Images from sarah-brightman.com. (I'm a member!)
Photos by Simon Fowler/Ellen von Unwerth.


Addenda: It's the Halloween season, so TV movies have been right up my alley: White Zombie with Bela Lugosi is fairly comical with it's exagerrated melodramatic style. I Walked with a Zombie has some good proto-film noir qualities, but screenwriter Curt Siodmak didn't do quite as well with Creature with the Atom Brain a decade later. We enjoyed The Rocky Horror Picture Show on Canadian television while we were travelling, and read an article in the local paper how Rocky's Midnight Movie act-along/act-out has been running in Calgary, Alberta for four years. (Better late than never!)

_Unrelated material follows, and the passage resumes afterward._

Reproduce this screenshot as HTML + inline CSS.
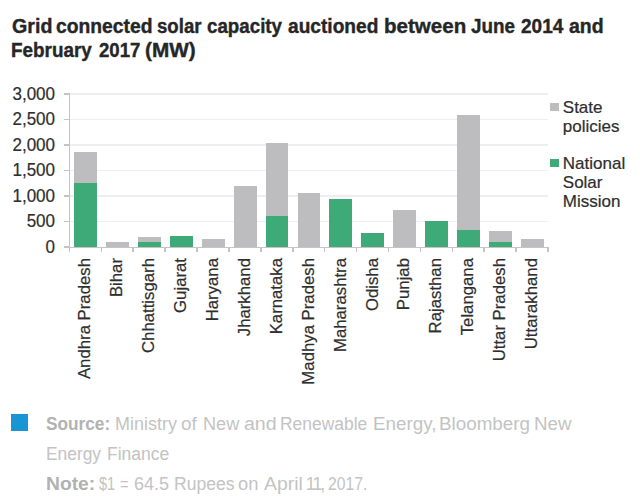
<!DOCTYPE html>
<html><head><meta charset="utf-8"><style>
html,body{margin:0;padding:0;background:#fff;}
body{width:640px;height:501px;position:relative;overflow:hidden;font-family:"Liberation Sans",sans-serif;}
.title{position:absolute;transform-origin:0 0;font-weight:bold;font-size:18.5px;line-height:24px;color:#262626;white-space:nowrap;-webkit-text-stroke:0.35px #262626;}
.gl{position:absolute;left:69.4px;width:479.1px;height:1.5px;background:#eeeeee;}
.tk{position:absolute;left:64px;width:6px;height:1.5px;background:#c4c4c4;}
.yl{position:absolute;left:0;width:55px;text-align:right;font-size:17px;line-height:20px;color:#2e2e2e;-webkit-text-stroke:0.2px #2e2e2e;transform:scaleY(1.08);transform-origin:100% 50%;}
.ax{position:absolute;left:68.65px;top:93.5px;width:1.5px;height:158.5px;background:#c4c4c4;}
.xax{position:absolute;left:69.4px;top:246.5px;width:479.1px;height:1.5px;background:#c4c4c4;}
.xt{position:absolute;top:247px;width:1.5px;height:5px;background:#c4c4c4;}
.bar{position:absolute;width:22.8px;}
.xl{position:absolute;top:258px;width:200px;height:20px;line-height:20px;text-align:right;white-space:nowrap;transform-origin:100% 0;transform:rotate(-90deg);font-size:16.75px;color:#2e2e2e;-webkit-text-stroke:0.2px #2e2e2e;}
.leg{position:absolute;left:562.8px;font-size:17px;line-height:19px;color:#2e2e2e;-webkit-text-stroke:0.2px #2e2e2e;}
.sq{position:absolute;width:8.5px;height:8px;}
.foot{position:absolute;font-size:17.6px;line-height:20px;color:#c3c3c3;white-space:nowrap;transform-origin:0 0;}
.fb{font-weight:bold;color:#b2b2b2;}
</style></head><body>
<div class="title" style="left:11.90px;top:13.9px;transform:scale(1.0635,1.06)">Grid</div>
<div class="title" style="left:56.25px;top:13.9px;transform:scale(1.0435,1.06)">connected</div>
<div class="title" style="left:157.00px;top:13.9px;transform:scale(1.0057,1.06)">solar</div>
<div class="title" style="left:206.90px;top:13.9px;transform:scale(1.0135,1.06)">capacity</div>
<div class="title" style="left:288.10px;top:13.9px;transform:scale(1.0345,1.06)">auctioned</div>
<div class="title" style="left:383.89px;top:13.9px;transform:scale(1.1111,1.06)">between</div>
<div class="title" style="left:470.60px;top:13.9px;transform:scale(1.0186,1.06)">June</div>
<div class="title" style="left:521.25px;top:13.9px;transform:scale(1.0280,1.06)">2014</div>
<div class="title" style="left:569.40px;top:13.9px;transform:scale(1.0531,1.06)">and</div>
<div class="title" style="left:10.88px;top:38.4px;transform:scale(1.0203,1.06)">February</div>
<div class="title" style="left:98.75px;top:38.4px;transform:scale(1.0061,1.06)">2017</div>
<div class="title" style="left:145.13px;top:38.4px;transform:scale(1.1216,1.06)">(MW)</div>
<div class="tk" style="top:246.25px"></div>
<div class="yl" style="top:237.80px">0</div>
<div class="gl" style="top:220.75px"></div>
<div class="tk" style="top:220.75px"></div>
<div class="yl" style="top:212.30px">500</div>
<div class="gl" style="top:195.25px"></div>
<div class="tk" style="top:195.25px"></div>
<div class="yl" style="top:186.80px">1,000</div>
<div class="gl" style="top:169.75px"></div>
<div class="tk" style="top:169.75px"></div>
<div class="yl" style="top:161.30px">1,500</div>
<div class="gl" style="top:144.25px"></div>
<div class="tk" style="top:144.25px"></div>
<div class="yl" style="top:135.80px">2,000</div>
<div class="gl" style="top:118.75px"></div>
<div class="tk" style="top:118.75px"></div>
<div class="yl" style="top:110.30px">2,500</div>
<div class="gl" style="top:93.25px"></div>
<div class="tk" style="top:93.25px"></div>
<div class="yl" style="top:84.80px">3,000</div>
<div class="bar" style="left:74.20px;top:151.78px;height:31.47px;background:#bdbcbe"></div>
<div class="bar" style="left:74.20px;top:183.25px;height:63.75px;background:#3eaa78"></div>
<div class="bar" style="left:106.11px;top:241.90px;height:5.10px;background:#bdbcbe"></div>
<div class="bar" style="left:138.02px;top:236.60px;height:5.30px;background:#bdbcbe"></div>
<div class="bar" style="left:138.02px;top:241.90px;height:5.10px;background:#3eaa78"></div>
<div class="bar" style="left:169.93px;top:235.53px;height:11.47px;background:#3eaa78"></div>
<div class="bar" style="left:201.84px;top:239.35px;height:7.65px;background:#bdbcbe"></div>
<div class="bar" style="left:233.75px;top:185.80px;height:61.20px;background:#bdbcbe"></div>
<div class="bar" style="left:265.66px;top:143.47px;height:72.93px;background:#bdbcbe"></div>
<div class="bar" style="left:265.66px;top:216.40px;height:30.60px;background:#3eaa78"></div>
<div class="bar" style="left:297.57px;top:192.79px;height:54.21px;background:#bdbcbe"></div>
<div class="bar" style="left:329.48px;top:198.55px;height:48.45px;background:#3eaa78"></div>
<div class="bar" style="left:361.39px;top:233.49px;height:13.51px;background:#3eaa78"></div>
<div class="bar" style="left:393.30px;top:209.92px;height:37.08px;background:#bdbcbe"></div>
<div class="bar" style="left:425.21px;top:220.99px;height:26.01px;background:#3eaa78"></div>
<div class="bar" style="left:457.12px;top:114.81px;height:114.85px;background:#bdbcbe"></div>
<div class="bar" style="left:457.12px;top:229.66px;height:17.34px;background:#3eaa78"></div>
<div class="bar" style="left:489.03px;top:231.19px;height:10.51px;background:#bdbcbe"></div>
<div class="bar" style="left:489.03px;top:241.70px;height:5.30px;background:#3eaa78"></div>
<div class="bar" style="left:520.94px;top:238.84px;height:8.16px;background:#bdbcbe"></div>
<div class="xt" style="left:68.65px"></div>
<div class="xt" style="left:100.56px"></div>
<div class="xt" style="left:132.47px"></div>
<div class="xt" style="left:164.38px"></div>
<div class="xt" style="left:196.29px"></div>
<div class="xt" style="left:228.20px"></div>
<div class="xt" style="left:260.11px"></div>
<div class="xt" style="left:292.02px"></div>
<div class="xt" style="left:323.93px"></div>
<div class="xt" style="left:355.84px"></div>
<div class="xt" style="left:387.75px"></div>
<div class="xt" style="left:419.66px"></div>
<div class="xt" style="left:451.57px"></div>
<div class="xt" style="left:483.48px"></div>
<div class="xt" style="left:515.39px"></div>
<div class="xt" style="left:547.30px"></div>
<div class="xl" style="left:-124.64px">Andhra Pradesh</div>
<div class="xl" style="left:-92.73px">Bihar</div>
<div class="xl" style="left:-60.82px">Chhattisgarh</div>
<div class="xl" style="left:-28.91px">Gujarat</div>
<div class="xl" style="left:3.00px">Haryana</div>
<div class="xl" style="left:34.91px">Jharkhand</div>
<div class="xl" style="left:66.81px">Karnataka</div>
<div class="xl" style="left:98.72px">Madhya Pradesh</div>
<div class="xl" style="left:130.63px">Maharashtra</div>
<div class="xl" style="left:162.55px">Odisha</div>
<div class="xl" style="left:194.45px">Punjab</div>
<div class="xl" style="left:226.36px">Rajasthan</div>
<div class="xl" style="left:258.28px">Telangana</div>
<div class="xl" style="left:290.19px">Uttar Pradesh</div>
<div class="xl" style="left:322.10px">Uttarakhand</div>
<div class="ax"></div>
<div class="xax"></div>
<div class="sq" style="left:550px;top:103px;background:#bdbcbe"></div>
<div class="leg" style="top:98px">State<br>policies</div>
<div class="sq" style="left:550px;top:158.7px;background:#3eaa78"></div>
<div class="leg" style="top:154px">National<br>Solar<br>Mission</div>
<div style="position:absolute;left:11px;top:414px;width:17px;height:17.3px;background:#1994d4"></div>
<div class="foot fb" style="left:46.02px;top:413.5px;transform:scaleX(0.9802)">Source:</div>
<div class="foot" style="left:115.23px;top:413.5px;transform:scaleX(1.0208)">Ministry</div>
<div class="foot" style="left:181.43px;top:413.5px;transform:scaleX(1.0714)">of</div>
<div class="foot" style="left:202.72px;top:413.5px;transform:scaleX(1.0294)">New</div>
<div class="foot" style="left:243.89px;top:413.5px;transform:scaleX(1.1111)">and</div>
<div class="foot" style="left:280.26px;top:413.5px;transform:scaleX(0.9914)">Renewable</div>
<div class="foot" style="left:372.93px;top:413.5px;transform:scaleX(1.0702)">Energy,</div>
<div class="foot" style="left:438.93px;top:413.5px;transform:scaleX(1.0693)">Bloomberg</div>
<div class="foot" style="left:533.93px;top:413.5px;transform:scaleX(1.0662)">New</div>
<div class="foot" style="left:46.01px;top:443.5px;transform:scaleX(0.9864)">Energy</div>
<div class="foot" style="left:107.00px;top:443.5px;transform:scaleX(0.9959)">Finance</div>
<div class="foot fb" style="left:45.90px;top:473.5px;transform:scaleX(1.0952)">Note:</div>
<div class="foot" style="left:98.75px;top:473.5px;transform:scaleX(0.8289)">$1</div>
<div class="foot" style="left:120.42px;top:473.5px;transform:scaleX(0.8333)">=</div>
<div class="foot" style="left:133.98px;top:473.5px;transform:scaleX(1.0227)">64.5</div>
<div class="foot" style="left:174.00px;top:473.5px;transform:scaleX(0.9958)">Rupees</div>
<div class="foot" style="left:237.71px;top:473.5px;transform:scaleX(1.0417)">on</div>
<div class="foot" style="left:263.75px;top:473.5px;transform:scaleX(1.1029)">April</div>
<div class="foot" style="left:305.8px;top:473.5px;letter-spacing:-1.9px">11,</div>
<div class="foot" style="left:327.86px;top:473.5px;transform:scaleX(0.8929)">2017.</div>
</body></html>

On a related note -- TCM showed a few episodes of Kirk (Blackhawk) Alyn's first Superman serial from the late 40's last Saturday morning -- maybe they'll show the rest of them. Their credits mentioned both Comic Books and Bud Collyer's radio program as sources. The serial also used Max Fleischer's animated cartoon version of Superman for it's flying sequences. Those three mediums made the character popular at first, but animations didn't work with live actors, despite the very low standards and expectations of chapter-serials. Alyn himself appeared to soar in Superman Flies Again a few years later, but this particular form of entertainment was actually dying after WWII -- partly because of hack writers like George Plympton, who were obviously bored and uninspired by their repetitive labors, but also because the new medium of Television would soon make it's own demands on the Entertainment Industry.
Superman as a TV series was by no means a quantum leap in artistry, but it was successful because it's storytelling was concise. Noel Neill played Lois Lane on TV, after a year or two with Phyllis Coates in the role, but strangely enough, she also played Lois in the unlamented serials. (I frankly prefer Margot Kidder or Teri Hatcher -- they were sexier and funnier.)

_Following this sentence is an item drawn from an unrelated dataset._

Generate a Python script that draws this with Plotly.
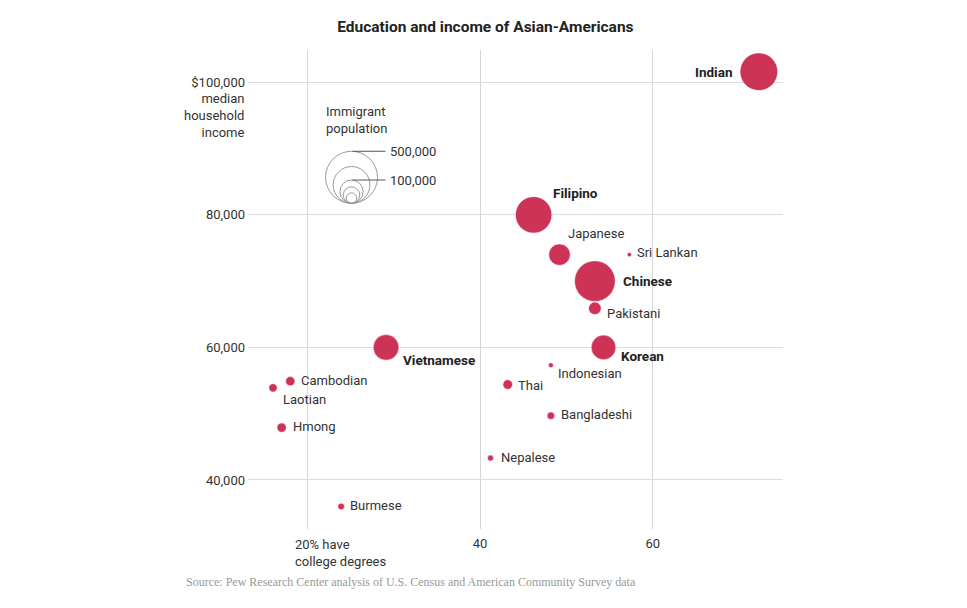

The fast-paced and facile radio show turned out to be the most effective template for making Superman an iconic cultural success. Those laughable matinee films literally and figurativly turned a Kryptonite ray on our hero, and would be nearly forgotten until videotape and cable resurrected them out of the media graveyard.
TV stations ran old movie serials in the early days, along with any other cheap programming they could find, but postwar audiences just didn't relate to them, except for a few exceptions -- Flash Gordon's three adventures did well, I'm glad to say. Another Science Fiction character named Commando Cody flew around Planet Earth for over a decade wearing a rocket pack and bullet-shaped helmet in Radar Men from the Moon and Zombies from the Stratosphere -- he and Flash even had TV shows of their own, which was extraordinarily rare for refugees from the lowly entertainment ghetto of chapter plays. Too bad they were lousy, ending up interred with Tom Corbett: Space Cadet, Space Patrol, and Rocky Jones in "space camp."



Kirk Alyn rescues Noel Neill while he battles the evil Spider Lady in the first of his two portrayals of Superman.